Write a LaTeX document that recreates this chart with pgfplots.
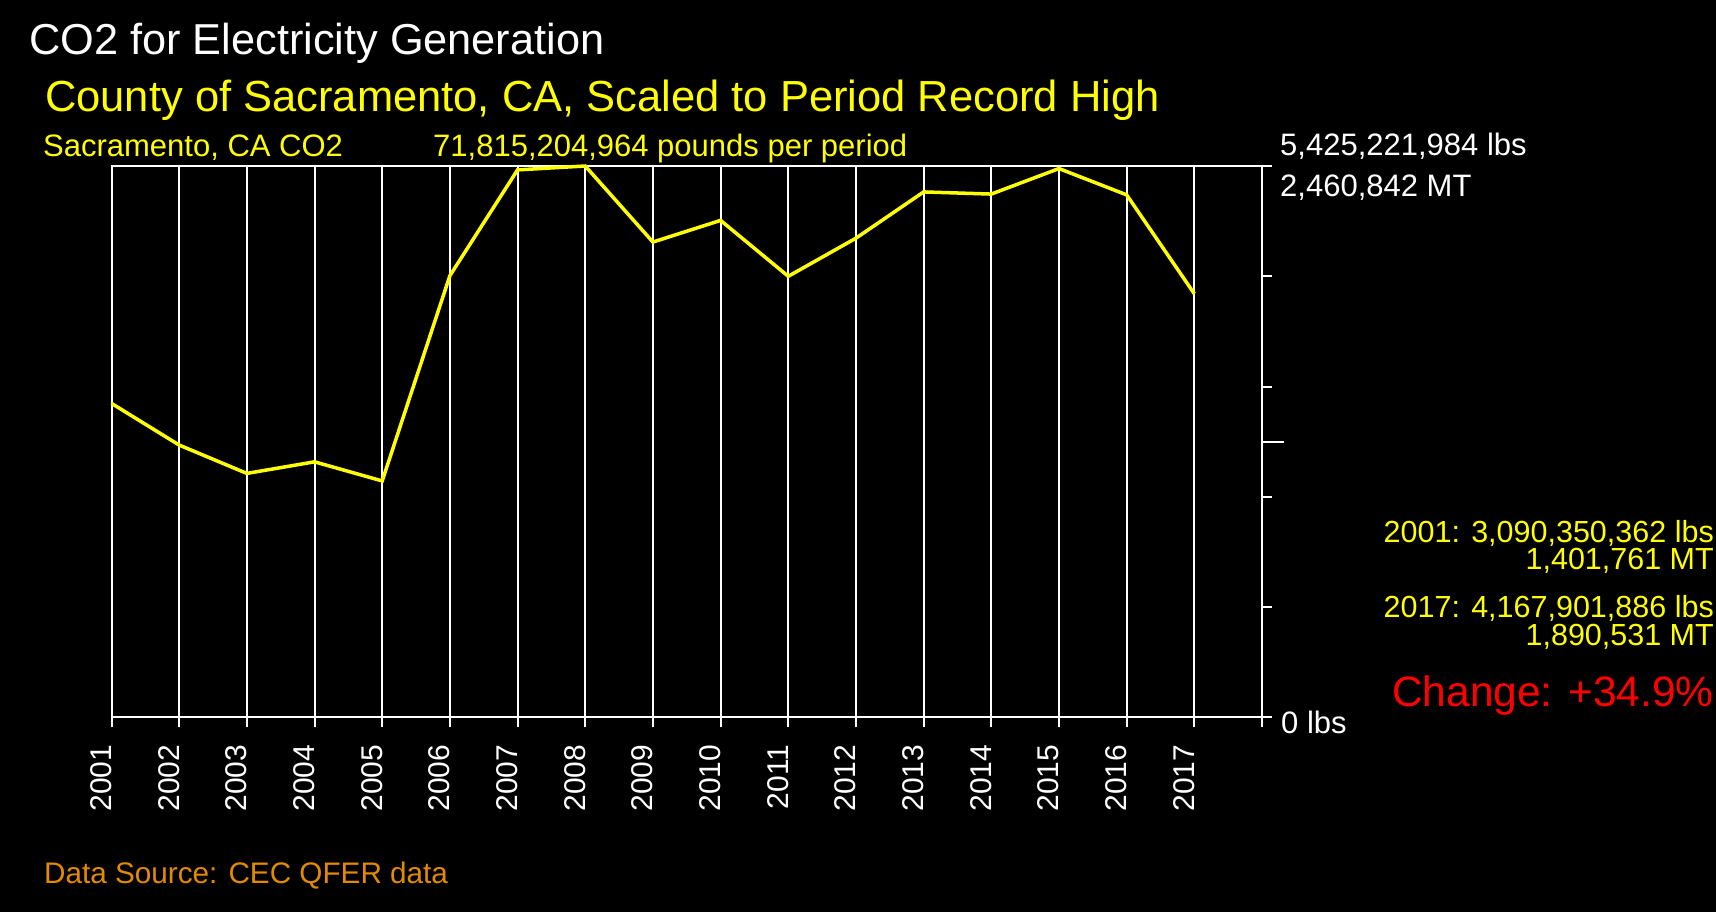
\documentclass[border=0pt]{standalone}
\usepackage{fontspec}
\setmainfont{Liberation Sans}
\usepackage{pgfplots}
\pgfplotsset{compat=1.18}
\definecolor{cyel}{RGB}{255,255,0}
\definecolor{cred}{RGB}{255,0,0}
\definecolor{corange}{RGB}{226,138,0}
\newcommand{\fs}[1]{\fontsize{#1bp}{#1bp}\selectfont}
\begin{document}
\begin{tikzpicture}[x=1bp,y=1bp]
\fill[black] (0,0) rectangle (1716,912);
\useasboundingbox (0,0) rectangle (1716,912);
\begin{axis}[
  at={(111.5bp,194.5bp)}, anchor=south west, scale only axis,
  width=1150.5bp, height=551.5bp,
  xmin=0, xmax=17, ymin=0, ymax=5.425221984,
  clip=false,
  axis line style={white, line width=2bp},
  tick align=outside,
  xtick pos=bottom, ytick pos=right,
  major tick length=10bp,
  tick style={white, line width=2bp},
  xtick={0,1,2,3,4,5,6,7,8,9,10,11,12,13,14,15,16,17},
  xticklabels={2001,2002,2003,2004,2005,2006,2007,2008,2009,2010,2011,2012,2013,2014,2015,2016,2017,{}},
  xticklabel style={rotate=90, anchor=base east, inner sep=0pt, font=\fs{30}, text=white},
  xticklabel shift=17bp,
  xmajorgrids,
  major grid style={white, line width=2bp},
  ytick={0,1.085044,2.170089,3.255133,4.340178,5.425222},
  yticklabel={},
  extra y ticks={2.712611},
  extra y tick labels={},
  extra y tick style={major tick length=22bp, tick style={white, line width=2bp}},
]
\addplot[cyel, line width=3.5bp] coordinates {
(0,3.090) (1,2.680) (2,2.401) (3,2.515) (4,2.327) (5,4.346) (6,5.387) (7,5.425)
(8,4.677) (9,4.890) (10,4.340) (11,4.715) (12,5.170) (13,5.149) (14,5.400) (15,5.141) (16,4.168)
};
\end{axis}
\node[anchor=base west, inner sep=0pt, text=white, font=\fs{43.3}] at (29,857) {CO2 for Electricity Generation};
\node[anchor=base west, inner sep=0pt, text=cyel, font=\fs{43.5}] at (45,800.3) {County of Sacramento, CA, Scaled to Period Record High};
\node[anchor=base west, inner sep=0pt, text=cyel, font=\fs{31}] at (43,755.3) {Sacramento, CA CO2};
\node[anchor=base west, inner sep=0pt, text=cyel, font=\fs{31}] at (433,755.3) {71,815,204,964 pounds per period};
\node[anchor=base west, inner sep=0pt, text=white, font=\fs{31}] at (1280,756.3) {5,425,221,984 lbs};
\node[anchor=base west, inner sep=0pt, text=white, font=\fs{31}] at (1280,715.3) {2,460,842 MT};
\node[anchor=base west, inner sep=0pt, text=white, font=\fs{31}] at (1281,178) {0 lbs};
\node[anchor=base east, inner sep=0pt, text=cyel, font=\fs{30.5}] at (1714,369.7) {2001: 3,090,350,362 lbs};
\node[anchor=base east, inner sep=0pt, text=cyel, font=\fs{30.5}] at (1714,342) {1,401,761 MT};
\node[anchor=base east, inner sep=0pt, text=cyel, font=\fs{30.5}] at (1714,294.7) {2017: 4,167,901,886 lbs};
\node[anchor=base east, inner sep=0pt, text=cyel, font=\fs{30.5}] at (1714,266.3) {1,890,531 MT};
\node[anchor=base east, inner sep=0pt, text=cred, font=\fs{42.5}] at (1714,205) {Change: +34.9\%};
\node[anchor=base west, inner sep=0pt, text=corange, font=\fs{29.7}] at (44,28.7) {Data Source: CEC QFER data};
\end{tikzpicture}
\end{document}
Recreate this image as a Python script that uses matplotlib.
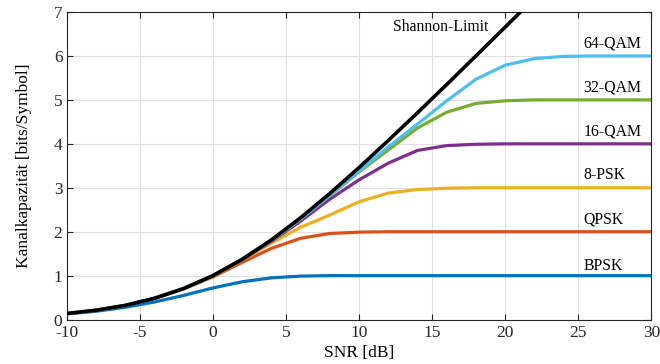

==========

*Objective*
Which lines contain the word "that"? Copy each of them.

*Output below*
Write a LaTeX document that recreates this chart with pgfplots.
Recreate this image as a Python script that uses matplotlib.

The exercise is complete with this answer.